Domain and Range Semantic Guidance: By incorporating schema-derived range signatures into the loss, learning is regularized according to the knowledge graph's type structure, raising semantic accuracy and improving ranking metrics while encouraging fine-grained differentiation among hard negatives (Hubert et al., 2023).

3. Algorithmic Implementations

Specific algorithmic procedures are fundamental to the application of range-based losses:

Domain	Range Loss Mechanism	Key Hyperparameters
Face Recognition	Harmonic mean of $k$ largest intra-class gaps; margin between closest centers	$k$ (hardest pairs), $m$ (margin), $\alpha$ , $\beta$ , $\lambda$ (Zhang et al., 2016)
Robust Classification	AoRR (average over ranked range of losses): $L_{\rm AoRR}(\theta)=\frac{1}{k-m} \sum_{i=m+1}^k s_{[i]}$	$m$ , $k$ (truncation indexes) (Hu et al., 2021)
Multi-Label Learning	TKML (top- $k$ multi-label hinge): $[1+f_{[k+1]}-\min_{y\in Y} f_y]_+$	$k$ (label ranking) (Hu et al., 2021)
Knowledge Graphs	Signature-driven margin/label modulations for SV vs. SI negatives	$\epsilon$ (softening factor) (Hubert et al., 2023)
Bandit Optimization	Meta-algorithm transforms losses by effective range estimation or anchor subtraction	Side-information structure (Cesa-Bianchi et al., 2017)

Backpropagation runs through the full combined objectives in neural settings; DC programming with stochastic subgradient applies to SoRR-based objectives; computational overhead for signature-driven losses is limited (set membership and possible Bernoulli flips); and in bandits, efficient per-round transformations suffice.

4. Empirical Validation and Performance

Empirical evidence across multiple domains demonstrates the effectiveness of range loss and its variants:

Long-Tail Identification Robustness: On face recognition benchmarks LFW and YTF, range loss in conjunction with softmax surpasses both softmax-only and contrastive loss approaches, especially as the quantity of "tail" classes increases. For the full long-tail regime, Softmax+Range Loss yields 98.63% (LFW), 93.5% (YTF) vs. 97.87%/92.3% for softmax only (Zhang et al., 2016).
Robustness to Outliers and Label Noise: AoRR aggregate loss and TKML individual loss consistently yield lower test error and higher top- $k$ multi-label accuracy than maximum, average, or AT $_k$ baselines on synthetic, UCI, MNIST, and multi-label datasets. The exclusion of high-loss outliers is key to this improvement (Hu et al., 2021).
Efficient Bandit Regret in Favorable Regimes: Regret bounds scale with the effective rather than maximal per-round loss range. For uniform low-dispersion losses, regret can be $O(\varepsilon\sqrt{KT\log K})$ instead of the worst-case $O(\sqrt{KT\log K})$ (Cesa-Bianchi et al., 2017).
Semantic-Driven Link Prediction: Augmenting standard margin, binary cross-entropy, and pointwise logistic losses with range signature factors systematically increases Mean Reciprocal Rank (MRR), Hits@10, and especially semantic precision (Sem@10 rises by up to 137%) over 24 model/dataset combinations (Hubert et al., 2023).

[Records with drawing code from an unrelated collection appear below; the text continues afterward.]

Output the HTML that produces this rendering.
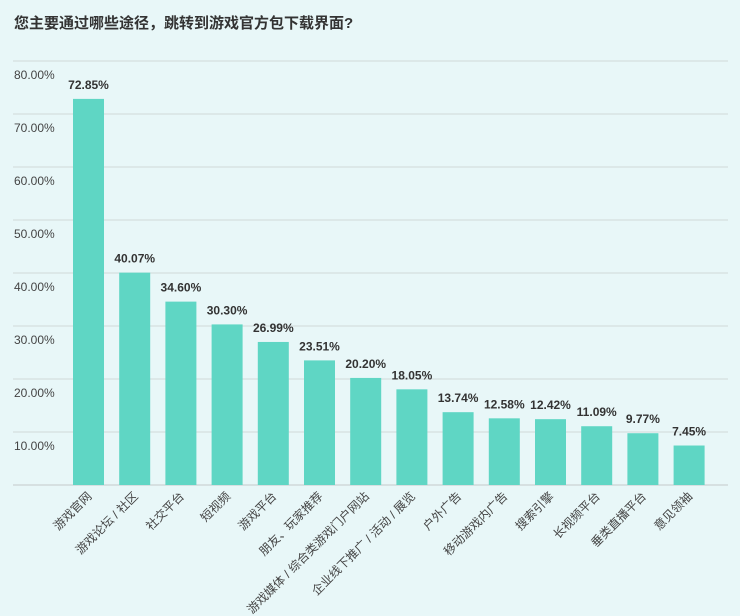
<!DOCTYPE html>
<html><head><meta charset="utf-8"><style>
body{margin:0;width:740px;height:616px;background:#e8f7f8;font-family:"Liberation Sans","Noto Sans CJK SC",sans-serif;overflow:hidden}
svg{display:block}
</style></head><body>
<svg id="chart" width="740" height="616" xmlns="http://www.w3.org/2000/svg">
<text x="14" y="28" font-size="15" font-weight="bold" fill="#333" font-family="Liberation Sans, Noto Sans CJK SC, sans-serif">您主要通过哪些途径，跳转到游戏官方包下载界面?</text>
<g id="grid"></g><g id="bars"></g><g id="labels"></g>
</svg>
<script>
const categories=["游戏官网","游戏论坛 / 社区","社交平台","短视频","游戏平台","朋友、玩家推荐","游戏媒体 / 综合类游戏门户网站","企业线下推广 / 活动 / 展览","户外广告","移动游戏内广告","搜索引擎","长视频平台","垂类直播平台","意见领袖"];
const values=[72.85,40.07,34.60,30.30,26.99,23.51,20.20,18.05,13.74,12.58,12.42,11.09,9.77,7.45];
const ticks=[10,20,30,40,50,60,70,80];
const NS="http://www.w3.org/2000/svg";
const y0=485,pxPer=5.3,x0=73,step=46.2,bw=31;
const y=v=>y0-v*pxPer;
const xb=i=>x0+i*step;
function mk(t,a,p){const e=document.createElementNS(NS,t);for(const k in a)e.setAttribute(k,a[k]);p.appendChild(e);return e;}
const g=document.getElementById('grid'),b=document.getElementById('bars'),l=document.getElementById('labels');
const base=mk('line',{x1:13,x2:728,y1:y0,y2:y0,stroke:'#cfd8d9','stroke-width':1.5},g);


ticks.forEach(t=>{
 const ln=mk('line',{x1:13,x2:728,y1:y(t),y2:y(t),stroke:'#cfd8d9','stroke-width':1},g);
 
 
 const tx=mk('text',{x:14,y:y(t)+18,'font-size':12,fill:'#444'},g);
 tx.textContent=t.toFixed(2)+'%';
 
 
});
values.forEach((v,i)=>{
 const r=mk('rect',{x:xb(i),y:y(v),width:bw,height:v*pxPer,fill:'#5fd6c4'},b);
 
 
 const vt=mk('text',{x:xb(i)+bw/2,y:y(v)-10,'font-size':12,'font-weight':'bold',fill:'#333','text-anchor':'middle'},l);
 vt.textContent=v.toFixed(2)+'%';
 
 
 const cx=xb(i)+bw/2+4,cy=y0+12;
 const ct=mk('text',{x:cx,y:cy,'font-size':12,fill:'#444','text-anchor':'end',transform:`rotate(-45 ${cx} ${cy})`},l);
 ct.textContent=categories[i];
 
 
});
</script>
</body></html>
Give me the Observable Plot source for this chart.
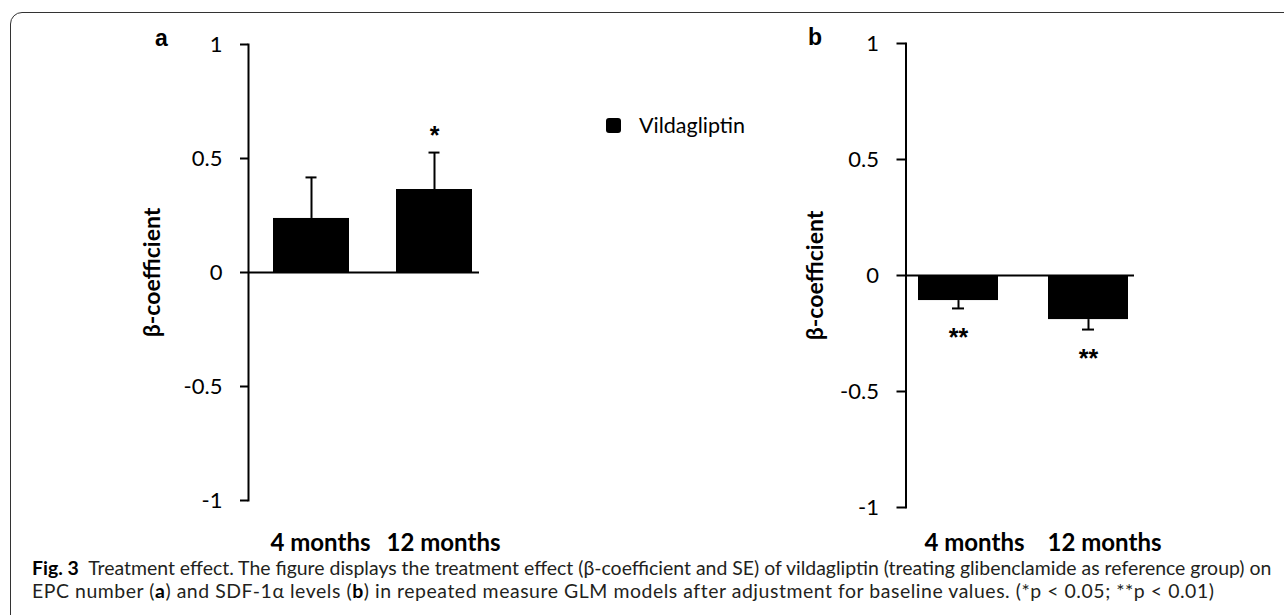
<!DOCTYPE html>
<html>
<head>
<meta charset="utf-8">
<script src="https://cdn.jsdelivr.net/npm/d3@7"></script>
<script src="https://cdn.jsdelivr.net/npm/@observablehq/plot@0.6"></script>
<style>
  html, body { margin: 0; padding: 0; background: #fff; }
  #page { position: relative; width: 1284px; height: 615px; overflow: hidden; background: #fff; }
  #border { position: absolute; left: 10px; top: 12px; width: 1300px; height: 640px;
            border: 1.4px solid #333; border-radius: 12px; box-sizing: border-box; }
  .panel { position: absolute; top: 0; }
  .letter { position: absolute; font-family: "Liberation Sans", Arial, sans-serif; font-weight: bold;
            font-size: 23px; line-height: 23px; color: #000; }
  #legend { position: absolute; left: 606px; top: 115px; height: 21px; font-family: Lato, sans-serif;
            font-size: 21.5px; line-height: 21px; color: #000; white-space: nowrap; }
  #legend .sw { position: absolute; left: 0; top: 3px; width: 15px; height: 15px; background: #000; border-radius: 3px; }
  #legend .lb { position: absolute; left: 33px; top: 0; }
  .cap { position: absolute; left: 32px; font-family: Lato, sans-serif; font-size: 16.5px; line-height: 22px;
         height: 22px; color: #231f20; white-space: nowrap; }
  .cap b { font-weight: bold; color: #000; }
</style>
</head>
<body>
<div id="page">
  <div id="border"></div>
  <div id="panelA" class="panel" style="left:0px"></div>
  <div id="panelB" class="panel" style="left:660px"></div>
  <div id="letterA" class="letter" style="left:155px; top:27px"></div>
  <div id="letterB" class="letter" style="left:808px; top:26px"></div>
  <div id="legend"><div class="sw"></div><div class="lb"></div></div>
  <div id="cap1" class="cap" style="top:557px"></div>
  <div id="cap2" class="cap" style="top:580px"></div>
</div>
<script>
// ---- data ----
const categories = ["4 months", "12 months"];
const epcBeta = [0.237, 0.364];      // panel a: EPC number
const epcSE   = [0.18, 0.162];
const epcSig  = ["", "*"];
const sdfBeta = [-0.108, -0.19];     // panel b: SDF-1α levels
const sdfSE   = [0.034, 0.043];
const sdfSig  = ["**", "**"];
const yTicks  = [-1, -0.5, 0, 0.5, 1];
const yDomain = [-1, 1];
const seriesName = "Vildagliptin";
const panelLetters = ["a", "b"];
const yLabel = "β-coefficient";
const captionLine1 = ["Fig. 3", "Treatment effect. The figure displays the treatment effect (β-coefficient and SE) of vildagliptin (treating glibenclamide as reference group) on"];
const captionLine2 = "EPC number (<b>a</b>) and SDF-1α levels (<b>b</b>) in repeated measure GLM models after adjustment for baseline values. (*p &lt; 0.05; **p &lt; 0.01)";

function makePanel(values, ses, sigs, cfg) {
  const rows = categories.map((c, i) => ({cat: c, value: values[i], se: ses[i], sig: sigs[i]}));
  const errEnd = d => d.value + Math.sign(d.value) * d.se;
  const starPos = d => d.value + Math.sign(d.value) * (d.se + 0.1);
  return Plot.plot({
    width: cfg.width, height: cfg.height,
    marginLeft: cfg.ml, marginRight: cfg.mr, marginTop: cfg.mt, marginBottom: cfg.mb,
    style: {fontFamily: "Lato, sans-serif", fontSize: "22px", color: "#000", background: "transparent", overflow: "visible"},
    x: {domain: categories, paddingInner: cfg.pi, paddingOuter: cfg.po, align: cfg.align, label: null},
    y: {domain: yDomain, label: null},
    marks: [
      Plot.barY(rows, {x: "cat", y: "value", fill: "#000"}),
      Plot.ruleX(rows, {x: "cat", y1: "value", y2: errEnd, stroke: "#000", strokeWidth: 2}),
      Plot.tickY(rows, {x: "cat", y: errEnd, stroke: "#000", strokeWidth: 2, insetLeft: cfg.capInset, insetRight: cfg.capInset}),
      Plot.ruleY([0], {stroke: "#000", strokeWidth: 2}),
      Plot.frame({anchor: "left", stroke: "#000", strokeWidth: 2}),
      Plot.axisY({ticks: yTicks, tickSize: cfg.tickSize, tickPadding: 18, strokeWidth: 2, fontSize: 22,
                  tickFormat: d => d.toString(), label: null}),
      Plot.axisX({tickSize: 0, tickPadding: cfg.xPad, fontSize: 24, fontWeight: "bold", dx: cfg.xdx, label: null}),
      Plot.text([yLabel], {frameAnchor: "left", textAnchor: "middle", rotate: -90, dx: cfg.ylDx, fontSize: 23, fontWeight: "bold"}),
      Plot.text(rows.filter(d => d.sig), {x: "cat", y: starPos, text: "sig", fontSize: 25, fontWeight: "bold",
                  fontFamily: "Liberation Sans, Arial, sans-serif", dy: 6})
    ]
  });
}

document.getElementById("panelA").appendChild(makePanel(epcBeta, epcSE, epcSig, {
  width: 490, height: 570, ml: 248, mr: 11, mt: 44, mb: 70,
  pi: 0.379, po: 0.121, align: 0.8, capInset: 32.5, tickSize: 8, xPad: 33, xdx: 9, ylDx: -96
}));
document.getElementById("panelB").appendChild(makePanel(sdfBeta, sdfSE, sdfSig, {
  width: 490, height: 570, ml: 245.5, mr: 16, mt: 43, mb: 63,
  pi: 0.383, po: 0.067, align: 0.71, capInset: 34, tickSize: 9, xPad: 26.5, xdx: 16, ylDx: -90.5
}));

document.getElementById("letterA").textContent = panelLetters[0];
document.getElementById("letterB").textContent = panelLetters[1];
document.querySelector("#legend .lb").textContent = seriesName;

const c1 = document.getElementById("cap1");
c1.innerHTML = "<b>" + captionLine1[0] + "</b>&nbsp;&nbsp;" + captionLine1[1];
const c2 = document.getElementById("cap2");
c2.innerHTML = captionLine2;
// fit caption lines to the reference widths (line 1: 32 → 1272, line 2: 32 → 1214)
const w1 = c1.getBoundingClientRect().width;
const fs = 16.5 * 1240 / w1;
c1.style.fontSize = fs + "px";
c2.style.fontSize = fs + "px";
const w2 = c2.getBoundingClientRect().width;
c2.style.letterSpacing = ((1182 - w2) / c2.textContent.length) + "px";
</script>
</body>
</html>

5. Application Domains and Practical Use Cases

Range loss methods enable key advances across applied machine learning subfields:

Imbalanced and Long-Tail Data: Range loss directly counteracts intra-class variance explosion for sparse classes in face recognition and person identification tasks, ensuring fair utilization of tail data (Zhang et al., 2016).
Outlier and Label Noise Robustness: SoRR- and AoRR-based aggregations facilitate robust classifier and multi-label model training in the presence of adversarial noise, corrupted labels, and outlier samples, as in MNIST and various multi-label corpora (Hu et al., 2021).
Graph Embedding with Schema Constraints: Integration of relation range (and domain) information in KGEM loss boosts semantic correctness in link prediction for large-scale knowledge graphs such as FB15k187, DBpedia77k, and Yago14k (Hubert et al., 2023).
Bandit Learning with Side Information: Dynamic transformation of loss sequences according to present effective range or graph smoothness (anchor points) yields tighter regret guarantees and enables exploitation of favorable problem instances for decision-making processes (Cesa-Bianchi et al., 2017).
Physical Inverse Problems: Range-dependent loss is also relevant in reduced-order modeling of physical phenomena, e.g., transmission loss in underwater acoustics, where prediction accuracy hinges on adaptation to range-varying environmental conditions (Deo et al., 11 Apr 2024).

6. Interpretability, Limitations, and Outlook

Range loss and its variants expose the structure of learning problems—identifying which samples, classes, or arms define the “hard margin” and focusing optimization resources accordingly. The mechanisms enable batchwise or per-sample interpretability: e.g., which pairs or examples are driving the intra-class or aggregate loss. However, effective utilization depends on batch construction (e.g., class balancing), distinguishing semantic from error-driven range, and requires side information or domain/label annotation for certain applications.

A plausible implication is that further generalizations of range-centric losses—e.g., multivariate ranked ranges, dynamic range tuning, or integration with attention mechanisms—could yield even stronger robustness, calibration, and interpretability for deep architectures, online learning, and structured prediction in high-noise or imbalanced regimes.